Toyota’s flagship performance car is a fine vehicle. It is every millimetre a true sports car; power, handling, pace, looks, design and engineering, more so than, say, a Mustang which is a Bowie knife to the Supra’s scalpel. It is also a very usable daily driver, better than a Alfa Romeo 4C, Toyota 86 or Mazda MX-5. Read our full 2020 Supra A90 review.

And, it does long-distance travel well too in the time-honoured style of a grand tourer. Sure, there are criticisms and disappointments, but fundamentally the all-new Supra is a Good Car and I can well see one on many driveways. It’s the closest thing you can get to a Cayman without a Porsche badge.

But a lot of the talk about the Supra isn’t about its dynamics, engine, practicality on anything else. It’s all about the joint venture, the collaboration between BMW and Toyota. For example: “When one of the largest automakers in the world decides that it needs to outsource the engineering design and manufacturing of the rebirth of one of the companies most loved enthusiast vehicles, it’s probably time to stop building cars, admit that you’re pointless and focus on producing inanimate white goods”.

You get the idea. Now I don’t agree at all with this opinion, and I’m going to tell you why.
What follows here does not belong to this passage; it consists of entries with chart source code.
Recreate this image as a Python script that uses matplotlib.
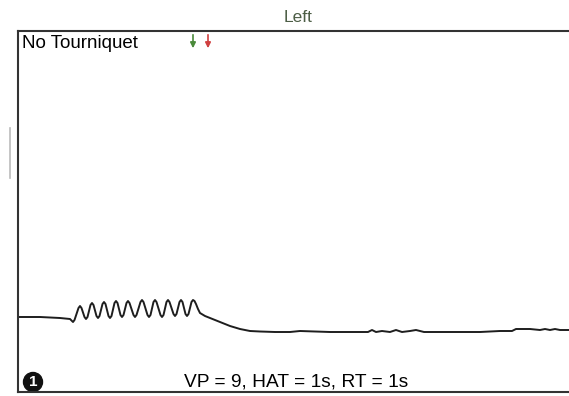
import matplotlib
matplotlib.use("Agg")
import matplotlib.pyplot as plt
from matplotlib.patches import Circle

plt.rcParams['font.family'] = ['Liberation Sans', 'DejaVu Sans']

# trace: x = time (px units from left frame), y = height above bottom frame
trace_x = [0, 22, 42, 52, 55,
           56.5, 58.5, 60.5, 62, 63.5, 65, 66.5, 68,
           69.5, 71, 72.5, 74, 75.5, 77, 78.5, 80,
           81.5, 83, 84.5, 86, 87.5, 89, 90.5, 92,
           93.5, 95, 96.5, 98, 99.5, 101, 102.5, 104,
           105.5, 107, 108.5, 110, 111.5, 113.5, 115.5, 117,
           118.5, 120.5, 122.5, 124, 125.5, 127.5, 129.5, 131,
           132.5, 134, 135.5, 137, 138.5, 140.5, 142.5, 144,
           145.5, 147, 148.5, 150, 151.5, 153.5, 155.5, 157,
           158.5, 160, 161.5, 163, 164.5, 166, 167.5, 169,
           170.5, 172, 173.5, 175, 176.5, 178, 180, 182,
           187, 192, 202, 212, 222, 232, 242, 257, 272, 282, 312, 332,
           350, 354, 358, 364, 372, 378, 384, 392, 398, 406, 414, 432, 462, 482, 494,
           498, 512, 522, 527, 532, 537, 542, 551]
trace_y = [75, 75, 74, 73, 70,
           72, 78, 84, 86, 84, 79.5, 75, 73,
           75, 81, 87, 89, 87, 81.5, 76, 74,
           76, 82, 88, 90, 88, 82, 76, 74,
           76, 82.5, 89, 91, 89, 83, 77, 75,
           77, 83, 89, 91, 89, 83, 77, 75,
           77, 83.5, 90, 92, 90, 83.5, 77, 75,
           77, 83.5, 90, 92, 90, 83.5, 77, 75,
           77, 83.5, 90, 92, 90, 84, 78, 76,
           78, 84, 90, 92, 90, 84, 78, 76,
           78, 84, 90, 92, 91, 88, 83, 79,
           76, 74, 70, 66, 63, 61, 60.5, 60, 60, 61, 60, 60,
           60, 62, 60, 61, 60, 62, 60, 61, 62, 60, 60, 60, 60, 61, 61,
           63, 63, 62, 63, 62, 63, 62, 62]

title = "Left"
label_tl = "No Tourniquet"
label_bottom = "VP = 9, HAT = 1s, RT = 1s"
marker_x = [175, 190]
marker_colors = ['#4a8a3a', '#d04040']

fig = plt.figure(figsize=(5.69, 3.96), dpi=100)
fig.text(298/569, 1-17/396, title, color='#4d5e46', fontsize=12.5, ha='center', va='center')

ax = fig.add_axes([18/569, 4/396, 560/569, 361/396])
ax.set_xlim(0, 560)
ax.set_ylim(0, 361)
ax.plot(trace_x, trace_y, color='#1e1e1e', lw=1.4, solid_joinstyle='round')

for s in ['left', 'top', 'bottom']:
    ax.spines[s].set_color('#333333')
    ax.spines[s].set_linewidth(1.5)
ax.spines['right'].set_visible(False)
ax.set_xticks([])
ax.set_yticks([])

ax.text(4, 349, label_tl, fontsize=13.5, ha='left', va='center')
ax.text(278, 10, label_bottom, fontsize=13.8, ha='center', va='center')

ax.add_patch(Circle((15, 10), 9.5, color='#111111'))
ax.text(15, 10, "1", color='white', fontsize=11, fontweight='bold', ha='center', va='center')

for mx, c in zip(marker_x, marker_colors):
    ax.annotate('', xy=(mx, 341), xytext=(mx, 360),
                arrowprops=dict(arrowstyle='-|>', color=c, lw=1.2, mutation_scale=8))

# faint scan marks outside the frame
fig.add_artist(plt.Line2D([10/569, 10/569], [1-128/396, 1-178/396], color='#bbbbbb', lw=1.2))

fig.savefig('out.png', dpi=100)
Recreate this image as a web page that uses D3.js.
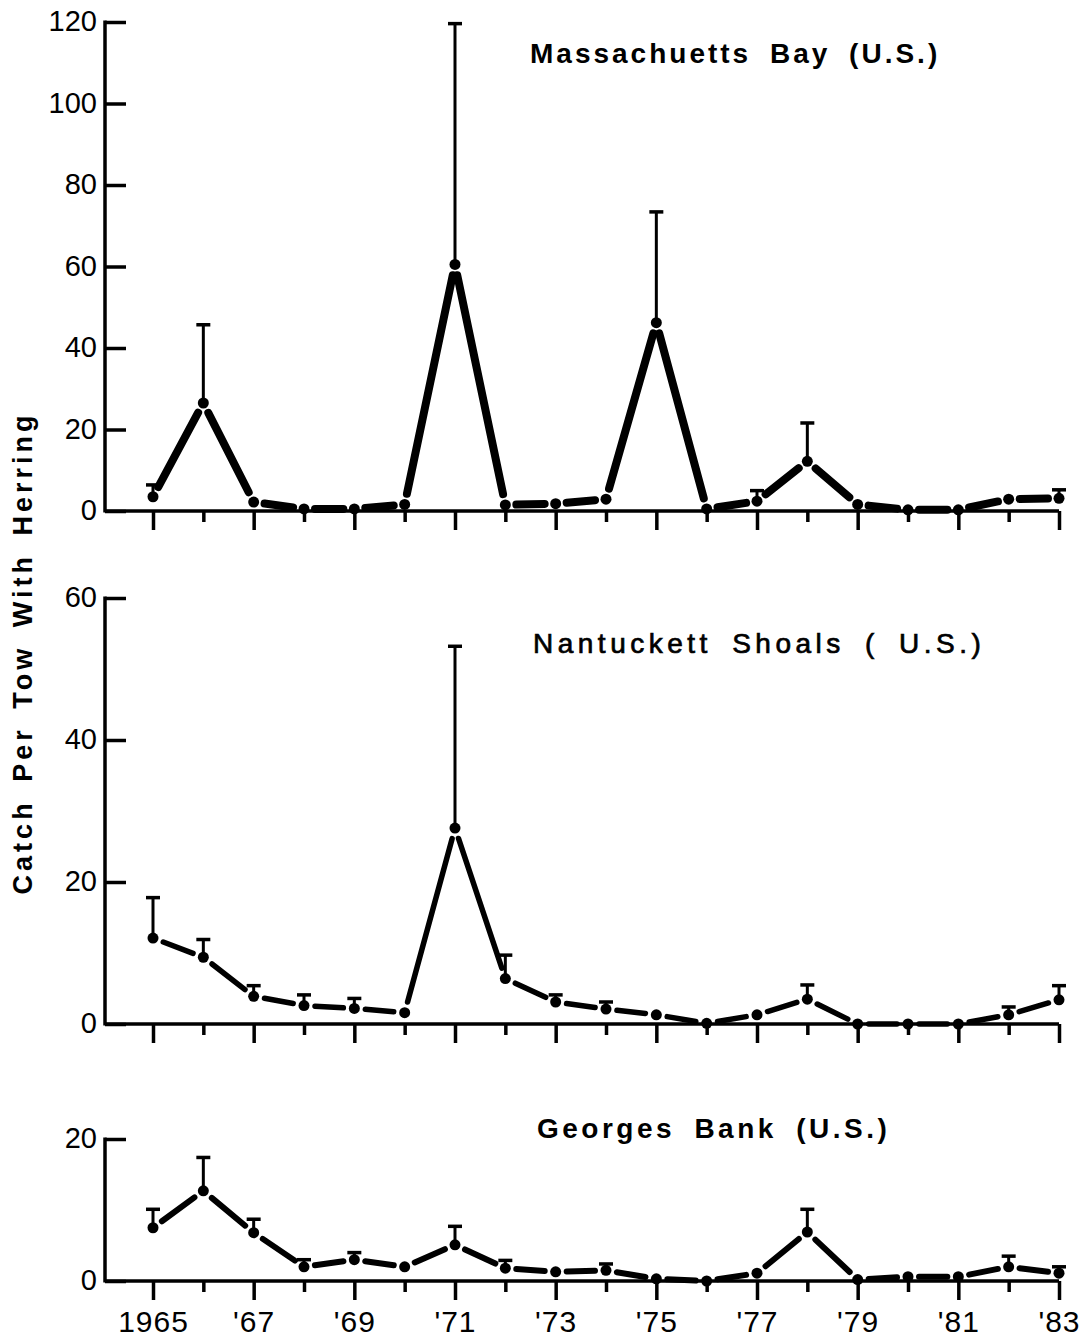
<!DOCTYPE html>
<html>
<head>
<meta charset="utf-8">
<script src="https://cdn.jsdelivr.net/npm/d3@7"></script>
<style>
  body { margin: 0; background: #fff; }
  svg { display: block; font-family: "Liberation Sans", Arial, sans-serif; }
</style>
</head>
<body>
<svg width="1087" height="1341"></svg>
<script>
// survey years and the labels printed under the bottom panel
const years = [1965, 1966, 1967, 1968, 1969, 1970, 1971, 1972, 1973, 1974,
               1975, 1976, 1977, 1978, 1979, 1980, 1981, 1982, 1983];
const yearLabels = ["1965", "'67", "'69", "'71", "'73", "'75", "'77", "'79", "'81", "'83"];

// catch per tow (mean) and top of the error bar, null = no bar drawn
const massBay    = [3.5, 26.5, 2.2, 0.5, 0.5, 1.6, 60.5, 1.5, 1.8, 2.9, 46.2, 0.5, 2.4, 12.2, 1.6, 0.3, 0.3, 2.9, 3.1];
const massBayErr = [6.4, 45.7, null, null, null, null, 119.6, null, null, null, 73.4, null, 5.0, 21.6, null, null, null, null, 5.2];

const nantucket    = [12.1, 9.4, 3.9, 2.6, 2.2, 1.6, 27.6, 6.4, 3.1, 2.1, 1.3, 0.1, 1.3, 3.5, 0, 0, 0, 1.3, 3.4];
const nantucketErr = [17.8, 11.9, 5.4, 4.1, 3.6, null, 53.2, 9.7, 4.1, 3.1, null, null, null, 5.5, null, null, null, 2.4, 5.4];

const georges    = [7.5, 12.7, 6.8, 2.0, 3.0, 2.0, 5.1, 1.8, 1.3, 1.5, 0.3, 0, 1.1, 6.9, 0.2, 0.6, 0.6, 2.0, 1.1];
const georgesErr = [10.1, 17.4, 8.7, 3.0, 4.0, null, 7.7, 2.9, null, 2.4, null, null, null, 10.1, null, null, null, 3.5, 2.0];

const massTicks = [0, 20, 40, 60, 80, 100, 120];
const nantTicks = [0, 20, 40, 60];
const georgesTicks = [0, 20];

const titles = ["Massachuetts Bay (U.S.)", "Nantuckett Shoals ( U.S.)", "Georges Bank (U.S.)"];
const yTitle = "Catch Per Tow With Herring";

// layout for each panel
const panels = [
  {vals: massBay, errs: massBayErr, ticks: massTicks, top: 22, base: 511, lw: 8,
   title: titles[0], tx: 530, ty: 63, weight: "bold", ls: 3, ws: 8},
  {vals: nantucket, errs: nantucketErr, ticks: nantTicks, top: 598, base: 1024, lw: 5.5,
   title: titles[1], tx: 533, ty: 653, weight: "normal", ls: 4.5, ws: 8},
  {vals: georges, errs: georgesErr, ticks: georgesTicks, top: 1139, base: 1281, lw: 6,
   title: titles[2], tx: 537, ty: 1138, weight: "bold", ls: 3.5, ws: 8}
];

const axisX = 105;
const svg = d3.select("svg");
const x = d3.scaleLinear().domain([1965, 1983]).range([153, 1059]);

// shorten a segment at both ends so the line stops short of the dots
const trim = (a, b, g) => {
  let dx = b[0] - a[0], dy = b[1] - a[1], len = Math.hypot(dx, dy);
  if (len <= 2 * g) return null;
  return [a[0] + dx * g / len, a[1] + dy * g / len, b[0] - dx * g / len, b[1] - dy * g / len];
};

const drawPanel = (p, i) => {
  let y = d3.scaleLinear().domain([0, d3.max(p.ticks)]).range([p.base, p.top]);
  let g = svg.append("g").attr("class", "panel");

  // y axis, ticks pointing inward
  let ya = g.append("g")
            .attr("transform", `translate(${axisX},0)`)
            .call(d3.axisLeft(y).tickValues(p.ticks).tickSizeInner(-21).tickSizeOuter(0).tickPadding(8).tickFormat(d3.format("d")));
  ya.select(".domain").attr("stroke-width", 3.5).attr("d", `M0,${p.top - 1.5}V${p.base + 1.5}`);
  ya.selectAll(".tick line").attr("stroke-width", 3.5);
  ya.selectAll(".tick text")
    .attr("dy", "0.3em")
    .style("font-size", "29px")
    .style("font-family", "\"Liberation Sans\", Arial, sans-serif")
    .attr("fill", "#000");

  // x axis baseline + year ticks
  g.append("line")
   .attr("x1", axisX).attr("x2", x(1983))
   .attr("y1", p.base).attr("y2", p.base)
   .attr("stroke", "#000").attr("stroke-width", 3.5);
  let xa = g.append("g")
            .attr("transform", `translate(0,${p.base})`)
            .call(d3.axisBottom(x).tickValues(years).tickSizeOuter(0).tickPadding(24)
                    .tickFormat(d => (i === 2 && d % 2 === 1) ? yearLabels[(d - 1965) / 2] : ""));
  xa.select(".domain").remove();
  xa.selectAll(".tick line")
    .attr("y2", d => d % 2 === 1 ? 19 : 11)
    .attr("stroke-width", 3.5);
  xa.selectAll(".tick text")
    .style("font-size", "30px")
    .style("font-family", "\"Liberation Sans\", Arial, sans-serif")
    .style("letter-spacing", "1px")
    .attr("fill", "#000");

  // data line, drawn as separate strokes with gaps at the dots
  let pts = p.vals.map((v, k) => [x(years[k]), y(v)]);
  let segs = d3.pairs(pts).map(([a, b]) => trim(a, b, 11)).filter(s => s);
  g.append("g").selectAll("line")
   .data(segs)
   .enter()
   .append("line")
     .attr("x1", s => s[0]).attr("y1", s => s[1])
     .attr("x2", s => s[2]).attr("y2", s => s[3])
     .attr("stroke", "#000")
     .attr("stroke-width", p.lw)
     .attr("stroke-linecap", "round");

  // error bars
  let eb = g.append("g").selectAll("g")
            .data(years.map((yr, k) => ({yr, v: p.vals[k], e: p.errs[k]})).filter(d => d.e !== null))
            .enter()
            .append("g");
  eb.append("line")
    .attr("x1", d => x(d.yr)).attr("x2", d => x(d.yr))
    .attr("y1", d => y(d.v)).attr("y2", d => y(d.e))
    .attr("stroke", "#000").attr("stroke-width", 3);
  eb.append("line")
    .attr("x1", d => x(d.yr) - 7).attr("x2", d => x(d.yr) + 7)
    .attr("y1", d => y(d.e)).attr("y2", d => y(d.e))
    .attr("stroke", "#000").attr("stroke-width", 3.5);

  // dots
  g.append("g").selectAll("circle")
   .data(pts)
   .enter()
   .append("circle")
     .attr("cx", d => d[0]).attr("cy", d => d[1])
     .attr("r", 5.5)
     .attr("fill", "#000");

  // panel title
  g.append("text")
   .attr("x", p.tx).attr("y", p.ty)
   .style("font-size", "28px")
   .style("font-weight", p.weight)
   .style("letter-spacing", `${p.ls}px`)
   .style("word-spacing", `${p.ws}px`)
   .attr("stroke", p.weight === "bold" ? "none" : "#000")
   .attr("stroke-width", 0.7)
   .text(p.title);
};

panels.forEach(drawPanel);

// shared y title
svg.append("text")
   .attr("transform", "translate(32,653) rotate(-90)")
   .attr("text-anchor", "middle")
   .style("font-size", "27px")
   .style("font-weight", "bold")
   .style("letter-spacing", "4px")
   .style("word-spacing", "6px")
   .text(yTitle);
</script>
</body>
</html>
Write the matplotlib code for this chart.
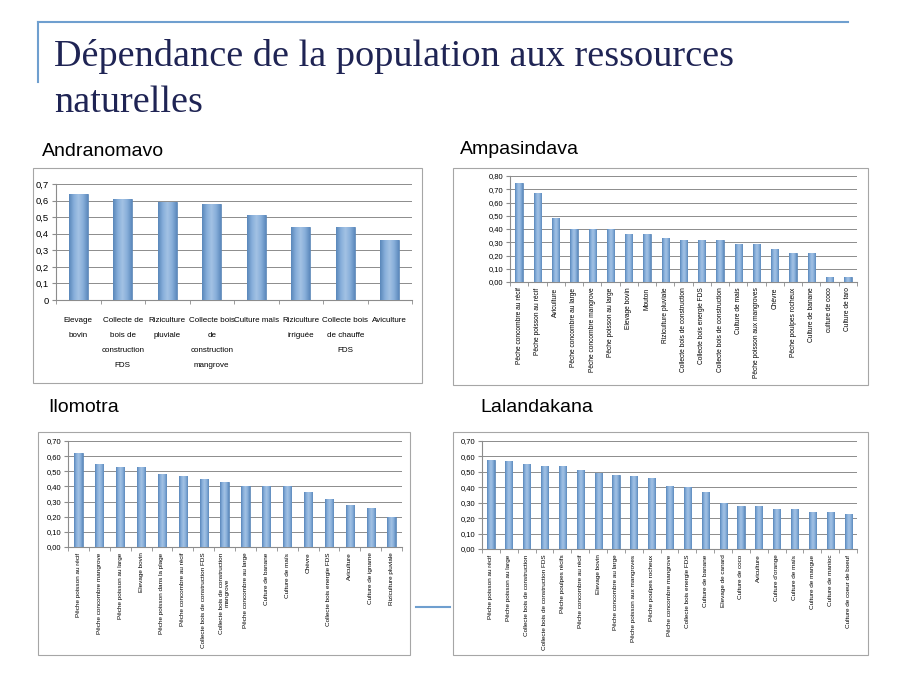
import matplotlib
matplotlib.use('Agg')
import matplotlib.pyplot as plt
from matplotlib.patches import Rectangle
from matplotlib.lines import Line2D
from matplotlib.colors import LinearSegmentedColormap
from matplotlib.ticker import FuncFormatter, FixedLocator
import numpy as np

# Andranomavo
andra_labels = ['Elevage\nbovin', 'Collecte de\nbois de\nconstruction\nFDS', 'Riziculture\npluviale',
                'Collecte bois\nde\nconstruction\nmangrove', 'Culture maïs', 'Riziculture\nirriguée',
                'Collecte bois\nde chauffe\nFDS', 'Aviculture']
andra_values = [0.64, 0.61, 0.59, 0.58, 0.51, 0.44, 0.44, 0.36]

# Ampasindava
ampa_labels = ['Pêche concombre au récif', 'Pêche poisson au récif', 'Aviculture', 'Pêche concombre au large',
               'Pêche concombre mangrove', 'Pêche poisson au large', 'Elevage bovin', 'Mouton',
               'Riziculture pluviale', 'Collecte bois de construction', 'Collecte bois energie FDS',
               'Collecte bois de construction', 'Culture de mais', 'Pêche poisson aux mangroves', 'Chèvre',
               'Pêche poulpes rocheux', 'Culture de banane', 'culture de coco', 'Culture de taro']
ampa_values = [0.75, 0.67, 0.48, 0.40, 0.40, 0.40, 0.36, 0.36, 0.33, 0.32, 0.32, 0.32, 0.29, 0.29,
               0.25, 0.22, 0.22, 0.04, 0.04]

# Ilomotra
ilo_labels = ['Pêche poisson au récif', 'Pêche concombre mangrove', 'Pêche poisson au large', 'Elevage bovin',
              'Pêche poisson dans la plage', 'Pêche concombre au récif', 'Collecte bois de construction FDS',
              'Collecte bois de construction\nmangrove', 'Pêche concombre au large', 'Culture de banane',
              'Culture de maïs', 'Chèvre', 'Collecte bois energie FDS', 'Aviculture', 'Culture de igname',
              'Riziculture pluviale']
ilo_values = [0.62, 0.55, 0.53, 0.53, 0.48, 0.47, 0.45, 0.43, 0.40, 0.40, 0.40, 0.36, 0.32, 0.28, 0.26, 0.20]

# Lalandakana
lala_labels = ['Pêche poisson au récif', 'Pêche poisson au large', 'Collecte bois de construction',
               'Collecte bois de construction FDS', 'Pêche poulpes récifs', 'Pêche concombre au récif',
               'Elevage bovin', 'Pêche concombre au large', 'Pêche poisson aux mangroves',
               'Pêche poulpes rocheux', 'Pêche concombre mangrove', 'Collecte bois energie FDS',
               'Culture de banane', 'Elevage de canard', 'Culture de coco', 'Aviculture', "Culture d'orange",
               'Culture de maïs', 'Culture de mangue', 'Culture de manioc', 'Culture de coeur de boeuf']
lala_values = [0.58, 0.57, 0.55, 0.54, 0.54, 0.51, 0.49, 0.48, 0.47, 0.46, 0.41, 0.40, 0.37, 0.30,
               0.28, 0.28, 0.26, 0.26, 0.24, 0.24, 0.23]

W, H = 900, 675
fig = plt.figure(figsize=(9, 6.75), dpi=100)
fig.patch.set_facecolor('white')

def fx(x):
    return x / W

def fy(y):
    return 1 - y / H

# decoration lines of the slide
fig.add_artist(Line2D([fx(38), fx(848)], [fy(22), fy(22)], color='#6F9FCF', lw=1.5))
fig.add_artist(Line2D([fx(38), fx(38)], [fy(22), fy(82)], color='#6F9FCF', lw=1.5))
fig.add_artist(Line2D([fx(416), fx(450)], [fy(607), fy(607)], color='#6F9FCF', lw=1.5))

fig.text(fx(54), fy(56), 'Dépendance de la population aux ressources', family='Liberation Serif',
         fontsize=27.5, color='#1F2454', va='center')
fig.text(fx(54), fy(103), 'naturelles', family='Liberation Serif',
         fontsize=27.5, color='#1F2454', va='center')

sans = ['Liberation Sans', 'DejaVu Sans']
cyl = LinearSegmentedColormap.from_list('cyl', ['#5A87BA', '#86AEDA', '#A3C2E4', '#88AFDA', '#5D8ABD'])
grad = np.linspace(0, 1, 64).reshape(1, -1)


def panel(frame, box, labels, values, ymax, ystep, dec, bw, title, tpos, rot, lfs, yfs):
    x0, y0, x1, y1 = frame
    fig.add_artist(Rectangle((fx(x0), fy(y1)), fx(x1 - x0), (y1 - y0) / H,
                             fill=False, edgecolor='#A6A6A6', lw=0.8))
    fig.text(fx(tpos[0]), fy(tpos[1]), title, family='Liberation Sans', fontsize=14, va='center')
    l, t, r, b = box
    ax = fig.add_axes([fx(l), fy(b), fx(r - l), (b - t) / H])
    n = len(values)
    x = np.arange(n)
    bars = ax.bar(x, values, width=bw, color='#7FA8D4', edgecolor='#5580B2', linewidth=0.5, zorder=3)
    for p in bars:
        im = ax.imshow(grad, cmap=cyl, aspect='auto', zorder=3.5,
                       extent=[p.get_x(), p.get_x() + p.get_width(), 0, p.get_height()])
        im.set_clip_path(p)
    ax.set_xlim(-0.5, n - 0.5)
    ax.set_ylim(0, ymax)
    ticks = np.arange(0, ymax + ystep / 2, ystep)
    ax.yaxis.set_major_locator(FixedLocator(ticks))

    def fmt(v, pos):
        if dec == 1 and abs(v) < 1e-9:
            return '0'
        return (('%.' + str(dec) + 'f') % v).replace('.', ',')
    ax.yaxis.set_major_formatter(FuncFormatter(fmt))
    ax.grid(axis='y', color='#8C8C8C', lw=0.7, zorder=0)
    for s in ['top', 'right']:
        ax.spines[s].set_visible(False)
    ax.spines['left'].set_color('#8C8C8C')
    ax.spines['bottom'].set_color('#8C8C8C')
    ax.set_xticks(x)
    if rot:
        ax.set_xticklabels(labels, rotation=90, fontsize=lfs, family=sans, va='top', ha='center')
        ax.tick_params(axis='x', which='major', length=0, pad=4)
    else:
        ax.set_xticklabels(labels, fontsize=lfs, family=sans, linespacing=2.6)
        ax.tick_params(axis='x', which='major', length=0, pad=12)
    ax.set_xticks(np.arange(-0.5, n, 1), minor=True)
    ax.tick_params(axis='x', which='minor', length=3, color='#8C8C8C')
    ax.tick_params(axis='y', length=3, color='#8C8C8C', labelsize=yfs, pad=2)
    for tl in ax.get_yticklabels():
        tl.set_family(sans)
    return ax


panel((33, 168, 422, 383), (56, 184, 412, 300), andra_labels, andra_values, 0.7, 0.1, 1, 0.42,
      'Andranomavo', (42, 151), False, 5.8, 6.8)
panel((453, 168, 868, 385), (510, 176, 857, 282), ampa_labels, ampa_values, 0.8, 0.1, 2, 0.4,
      'Ampasindava', (460, 150), True, 4.8, 5.5)
panel((38, 432, 410, 655), (68, 441, 402, 547), ilo_labels, ilo_values, 0.7, 0.1, 2, 0.4,
      'Ilomotra', (48, 407), True, 4.6, 5.5)
panel((453, 432, 868, 655), (482, 441, 857, 549), lala_labels, lala_values, 0.7, 0.1, 2, 0.4,
      'Lalandakana', (480, 407), True, 4.6, 5.5)

fig.savefig('out.png', dpi=100)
First off, car development costs are massive, and steadily increasing. Yet, profit-per-car isn’t going up, so it’s harder and harder to amortise the cost of car development across many models. Indeed, it costs maybe more to develop a new Supra than a new Corolla, and guess which one sells more. Companies are there to make profit and are answerable to shareholders. The fact is, either the Supra had to be a joint development, or there would have been no new Supra at all. So, car enthusiasts, what would you rather – the Supra dies with the A80 and you’re watching Fast and the Furious on repeat, or have the chance to own a 2020 version of it?

Secondly, Toyota didn’t outsource anything. The Supra is not a badge-engineered BMW, and the BMW Z4 is not a badge-engineered Supra. The basic platform is shared, but the body, engine tune, transmission tune, suspension, differential, steering…each are specific to Toyota and BMW. The 86 and BRZ are a lot closer together than the Supra and Z4, yet there wasn’t as much angst about that joint venture. The teams from BMW and Toyota didn’t work together, or drive each other’s cars till after production.

Finally, purity. Yes, there are BMW parts in a Supra. But carmakers have been using parts from each other and third-parties for ages. Drivetrains from Borg-Warner, transmissions from ZF, brakes from Brembo…component sharing has been rife since the early days of the car. I don’t see the issue now.

Toyota is not trying to pass the Supra off as something it isn’t. They’re open about the joint venture, as they should be. The result is a fine motorcar that I believe any enthusiast would enjoy, and I think people should assess the Supra on its considerable merits, not on who built which part of it.